Bear’s dominant trading position in bonds and derivatives had won it the profitable business of acting as a settlement house for nearly all of LTCM’s trading in those markets. On September 22, 1998, just days before the Fed-organized bailout, Bear put the final nail in the LTCM coffin by calling in a short-term debt in the amount of $500 million in an attempt to limit its own exposure to the failing hedge fund, rendering it insolvent in the process. Ever the maverick in investment banking circles, Bear stubbornly refused to contribute to the eventual buyout, even in the face of a potentially apocalyptic market crash and despite the millions in profits it had earned as LTCM’s prime broker.
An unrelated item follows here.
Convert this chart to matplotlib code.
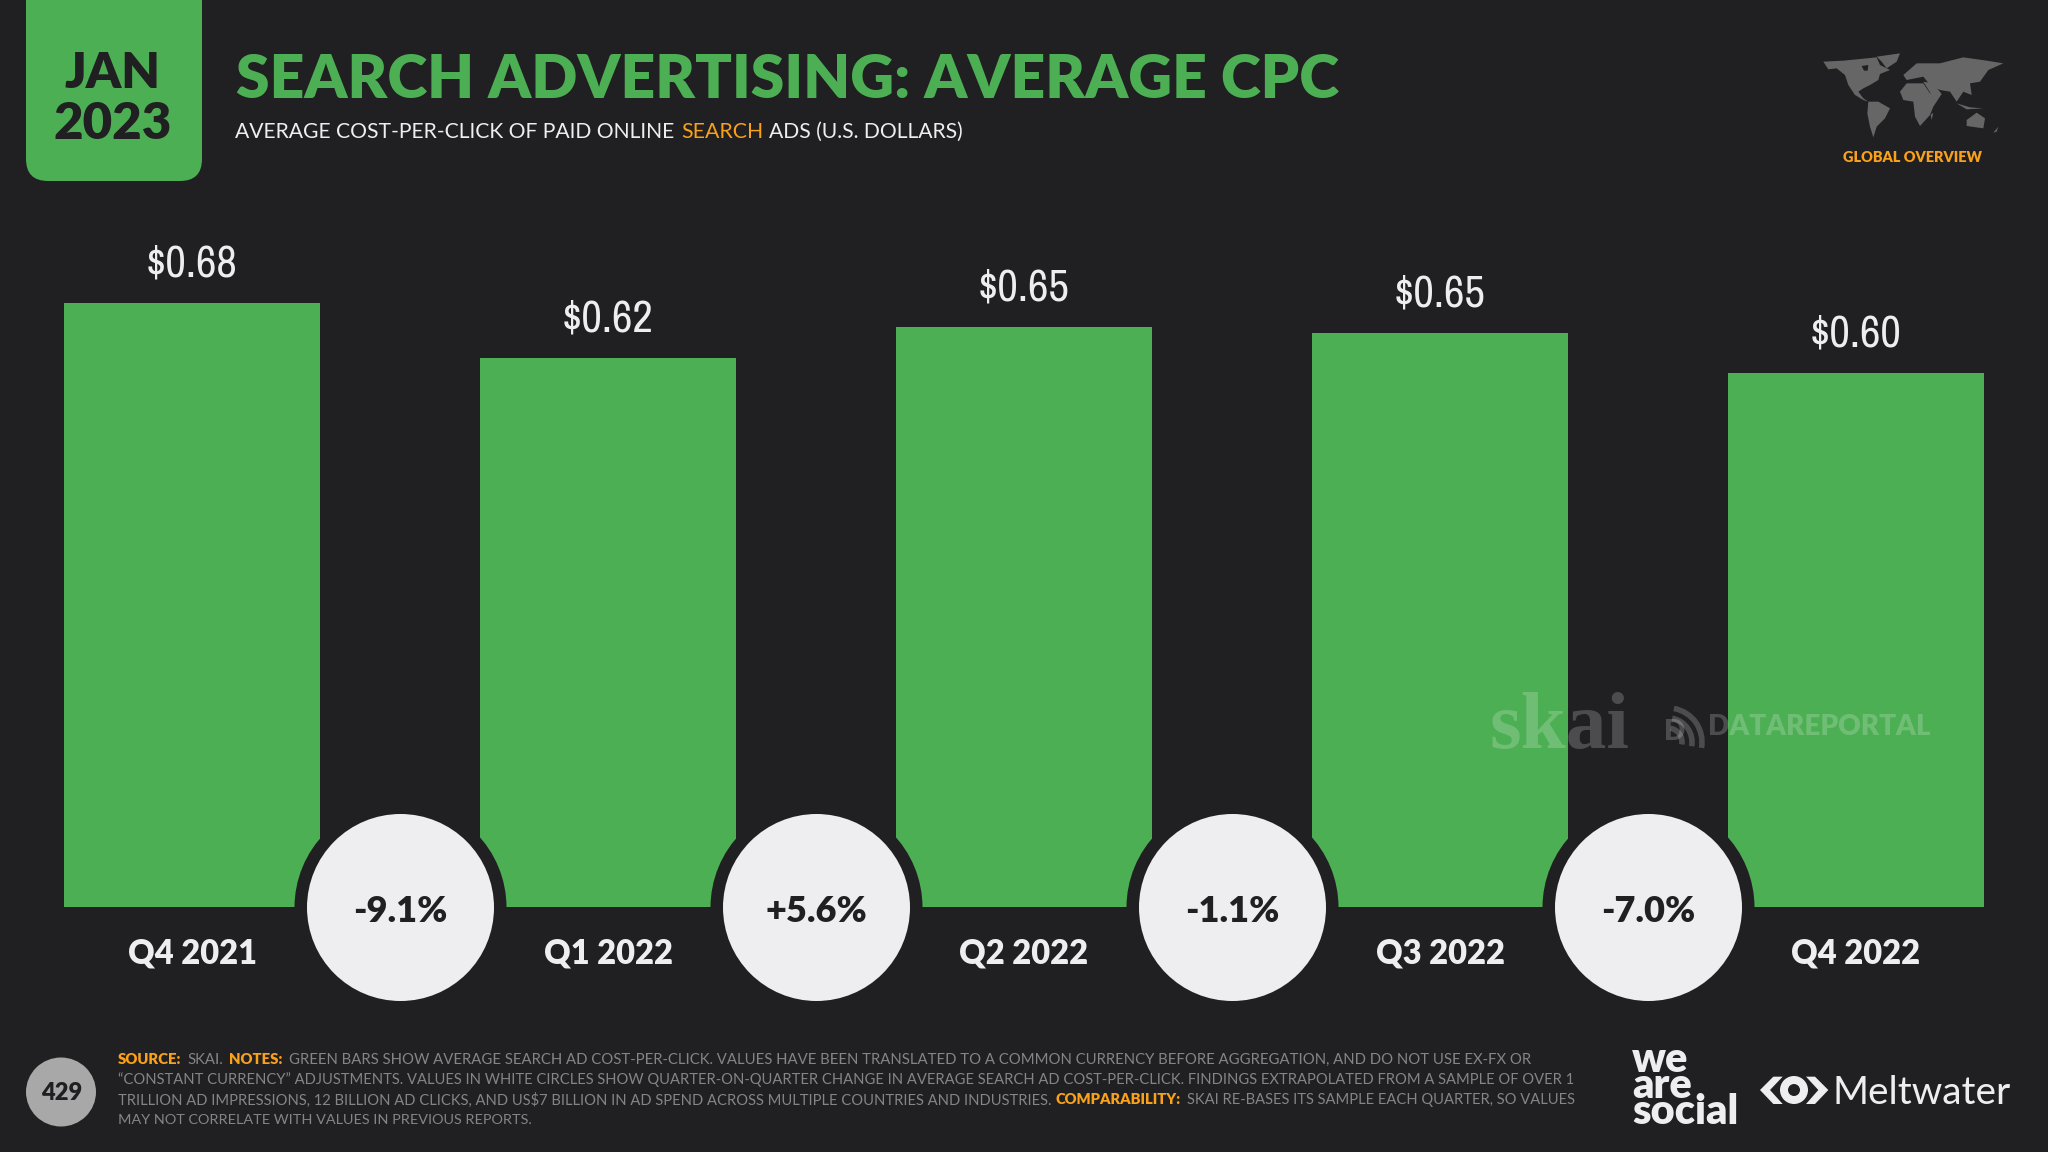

In typical Bear fashion, James Cayne ignored the howls from other banks that failure to preserve confidence in the markets through a bailout would bring them all down in flames, famously growling through a chewed cigar as the Fed solicited contributions for the emergency financing, “Don’t go alphabetically if you want this to work.”

Market analysts were nearly unanimous in describing the lessons learned from LTCM’s implosion; in effect, the fund’s profound leverage had placed it in such a precarious position that it could not wait for its positions to turn profitable. While its trades were sound in principal, LTCM’s predicted price convergence was not realized until long after its equity had been wiped out completely. A less leveraged firm, they explained, might have realized lower profits than the 40% annual return LTCM had offered investors up until the 1998 crisis, but could have weathered the storm once the market turned against it. In the words of economist John Maynard Keynes, the market had remained irrational longer than LTCM could remain solvent. The crisis further illustrated the importance not merely of liquidity but of perception in the less regulated derivatives markets. Once LTCM’s ability to meet its obligations was called into question, its demise became inevitable, as it could no longer find counterparties with whom to trade and from whom it could borrow to continue operating.

The thornier question of the Fed’s role in bailing out an overly aggressive investment fund in the name of market stability remained unresolved, despite the Fed’s insistence on private funding for the actual buyout. Though impossible to foresee at the time, the issue would be revisited anew less than ten years later, and it would haunt Bear Stearns. With negative publicity from Bear’s $38.5 million settlement with the SEC regarding charges that it had ignored fraudulent behavior by a client for whom it cleared trades and LTCM’s collapse behind it, Bear Stearns continued to grow under Cayne’s leadership, with its stock price appreciating some 600% from his assumption of control in 1993 until 2008. However, a rapid-fire sequence of negative events began to unfurl in the summer of 2007 that would push Bear into a liquidity crunch eerily similar to the one that felled LTCM.